Annie Oakley Fact 10: In Cincinnati on Thanksgiving Day in 1875 the Baughman and Butler shooting act was performing. Frank E. Butler was a former dog trainer of Irish descendants and wagered a bet of one hundred dollars that he could outshoot any local by Jack Frost a hotel owner in Cincinnati.

Annie Oakley Fact 11: Jack Frost proposed five foot tall Annie and on the twenty fifth shot Butler missed and lost the bet as well as the match. The pair began seeing each other romantically and married in August of 1876. They would not however have any children together.

Annie Oakley Fact 12: For a short period of time the two lived in Cincinnati and it was thought that Annie adopted the name Oakley from the area that they live in, other’s believe it may have been the name of the man the man that helped her purchase a train ticket as a child.

Annie Oakley Fact 13: In 1885 both Annie Oakley and her husband Frank started working for Buffalo Bill’s Wild West.

Annie Oakley Fact 14: Although Annie Oakley got on well with other members of the troupe when Lillian Smith joined the show in 1886 she was only fifteen years old at the time and this may have been a cause for Annie to start lying about her age. She left the Wild West Show for a couple of years and by the time she returned Lillian had moved on.

Annie Oakley Fact 15: In 1901 she was involved in a train accident in which she was severely injured but would recover having suffered temporary paralysis and after five spinal procedures.

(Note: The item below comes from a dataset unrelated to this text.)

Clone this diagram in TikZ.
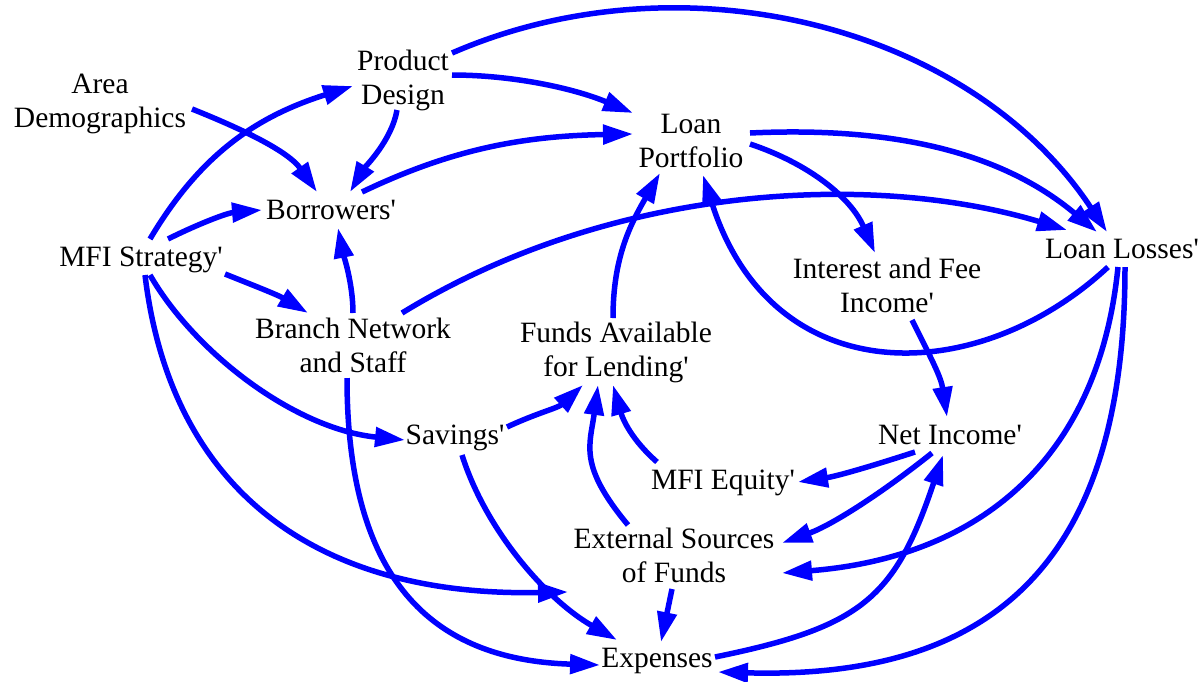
\documentclass[tikz,border=0pt]{standalone}
\usepackage{fontspec}
\setmainfont{Liberation Serif}
\usetikzlibrary{arrows.meta}
\definecolor{linkblue}{RGB}{0,0,255}
\newcommand{\ap}{\textquotesingle}
\tikzset{
  var/.style={inner sep=0pt, align=center, font=\fontsize{29.5}{34}\selectfont,
    execute at begin node=\strut, execute at end node=\strut},
  link/.style={draw=linkblue, line width=5.5pt,
    -{Triangle[length=30pt,width=19pt]}}
}
\begin{document}
\begin{tikzpicture}[x=1pt,y=-1pt]
\useasboundingbox (0,0) rectangle (1203,681);
% variables
\node[var] (ad)  at (100,106) {Area\\Demographics};
\node[var] (pd)  at (403,82)  {Product\\Design};
\node[var] (lp)  at (691,146) {Loan\\Portfolio};
\node[var] (bo)  at (331,213) {Borrowers\ap};
\node[var] (ms)  at (141,260) {MFI Strategy\ap};
\node[var] (ll)  at (1122,252) {Loan Losses\ap};
\node[var] (ifi) at (887,290) {Interest and Fee\\Income\ap};
\node[var] (bn)  at (353,350) {Branch Network\\and Staff};
\node[var] (fa)  at (616,354) {Funds Available\\for Lending\ap};
\node[var] (sv)  at (455,438) {Savings\ap};
\node[var] (ni)  at (950,438) {Net Income\ap};
\node[var] (eq)  at (723,483) {MFI Equity\ap};
\node[var] (es)  at (674,560) {External Sources\\of Funds};
\node[var] (ex)  at (657,661) {Expenses};
% links
\draw[link] ([shift={(49,-7)}]pd.center) .. controls +(60,0) and +(-60,-25) .. ([shift={(-58,-33)}]lp.center);
\draw[link] ([shift={(-6,28)}]pd.center) .. controls +(-5,30) and +(15,-25) .. ([shift={(19,-21)}]bo.center);
\draw[link] ([shift={(49,-29)}]pd.center) .. controls +(230,-100) and +(-137,-207) .. ([shift={(-15,-20)}]ll.center);
\draw[link] ([shift={(92,3)}]ad.center) .. controls +(50,20) and +(-29,-41) .. ([shift={(-14,-21)}]bo.center);
\draw[link] ([shift={(9,-21)}]ms.center) .. controls +(51,-86) and +(-95,30) .. ([shift={(-50,4)}]pd.center);
\draw[link] ([shift={(27,-21)}]ms.center) .. controls +(30,-15) and +(-35,3) .. ([shift={(-69,-3)}]bo.center);
\draw[link] ([shift={(84,14)}]ms.center) .. controls +(30,12) and +(-30,-18) .. ([shift={(-45,-37)}]bn.center);
\draw[link] ([shift={(9,15)}]ms.center) .. controls +(45,78) and +(-110,-11) .. ([shift={(-50,2)}]sv.center);
\draw[link] ([shift={(4,15)}]ms.center) .. controls +(25,208) and +(-260,5) .. ([shift={(-106,32)}]es.center);
\draw[link] ([shift={(31,-21)}]bo.center) .. controls +(90,-43) and +(-110,2) .. ([shift={(-58,-12)}]lp.center);
\draw[link] ([shift={(0,-37)}]bn.center) .. controls +(0,-30) and +(5,25) .. ([shift={(7,15)}]bo.center);
\draw[link] ([shift={(49,-37)}]bn.center) .. controls +(212,-130) and +(-192,-58) .. ([shift={(-55,-22)}]ll.center);
\draw[link] ([shift={(-6,28)}]bn.center) .. controls +(0,200) and +(-170,-5) .. ([shift={(-57,4)}]ex.center);
\draw[link] ([shift={(59,-2)}]lp.center) .. controls +(60,20) and +(-24,-55) .. ([shift={(-12,-37)}]ifi.center);
\draw[link] ([shift={(59,-13)}]lp.center) .. controls +(150,-7) and +(-92,-77) .. ([shift={(-25,-20)}]ll.center);
\draw[link] ([shift={(-14,15)}]ll.center) .. controls +(-131,122) and +(69,218) .. ([shift={(12,29)}]lp.center);
\draw[link] ([shift={(25,30)}]ifi.center) .. controls +(20,40) and +(-6,-40) .. ([shift={(-3,-21)}]ni.center);
\draw[link] ([shift={(-35,14)}]ni.center) .. controls +(-40,13) and +(40,-6) .. ([shift={(75,-1)}]eq.center);
\draw[link] ([shift={(-18,15)}]ni.center) .. controls +(-50,40) and +(50,-18) .. ([shift={(108,-17)}]es.center);
\draw[link] ([shift={(-4,15)}]ll.center) .. controls +(-19,190) and +(200,-16) .. ([shift={(108,13)}]es.center);
\draw[link] ([shift={(3,15)}]ll.center) .. controls +(0,290) and +(280,8) .. ([shift={(61,11)}]ex.center);
\draw[link] ([shift={(58,-4)}]ex.center) .. controls +(147,-30) and +(-48,143) .. ([shift={(-7,17)}]ni.center);
\draw[link] ([shift={(52,-11)}]sv.center) .. controls +(30,-14) and +(-25,23) .. ([shift={(-33,31)}]fa.center);
\draw[link] ([shift={(7,17)}]sv.center) .. controls +(24,76) and +(-70,-40) .. ([shift={(-40,-21)}]ex.center);
\draw[link] ([shift={(-3,-36)}]fa.center) .. controls +(0,-60) and +(-30,52) .. ([shift={(-31,27)}]lp.center);
\draw[link] ([shift={(-46,-35)}]es.center) .. controls +(-50,-60) and +(-8,60) .. ([shift={(-18,31)}]fa.center);
\draw[link] ([shift={(-66,-21)}]eq.center) .. controls +(-25,-22) and +(10,35) .. ([shift={(-3,31)}]fa.center);
\draw[link] ([shift={(-2,29)}]es.center) -- ([shift={(4,-19)}]ex.center);
\end{tikzpicture}
\end{document}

Annie Oakley Fact 16: By 1902 she was appearing in a play specially written for her, The Western Girl, having left the Buffalo Bill Show.

Annie Oakley Fact 17: Throughout Annie’s life she always taught other women how to shoot and it thought she taught in the region of fifteen thousand women how to look after and use a gun.

Annie Oakley Fact 18: By 1912 both Annie Oakley and her husband Frank Butler were semi-retired. Near Choptank River in Cambridge, Maryland they bought a plot of land and had their own ranch style house built on it. They lived there for several years before moving on to North Carolina in 1917 and also made a return to public life.

Annie Oakley Fact 19: Annie Oakley Butler died on November 3rd 1926 of pernicious anemia in Greenville, Ohio aged sixty six. Her body was cremated and buried in Brock Cemetery near Greenville in Ohio.

Influence & Legacy of Annie Oakley: During a trip to Europe on the Paris Exposition of 1889 she performed for Queen Victoria, King Umberto I of Italy and President Marie François Sadi Carnot of France as well as other crowned heads of state. At one point she was requested by Kaiser Wilhelm II, newly crowned, to know the ash off a cigarette he held. It would later be suggested that had she perhaps missed the cigarette and killed the Kaiser World War I could have been avoided. There were rumors that she had written to him requesting a second attempt, with no reply.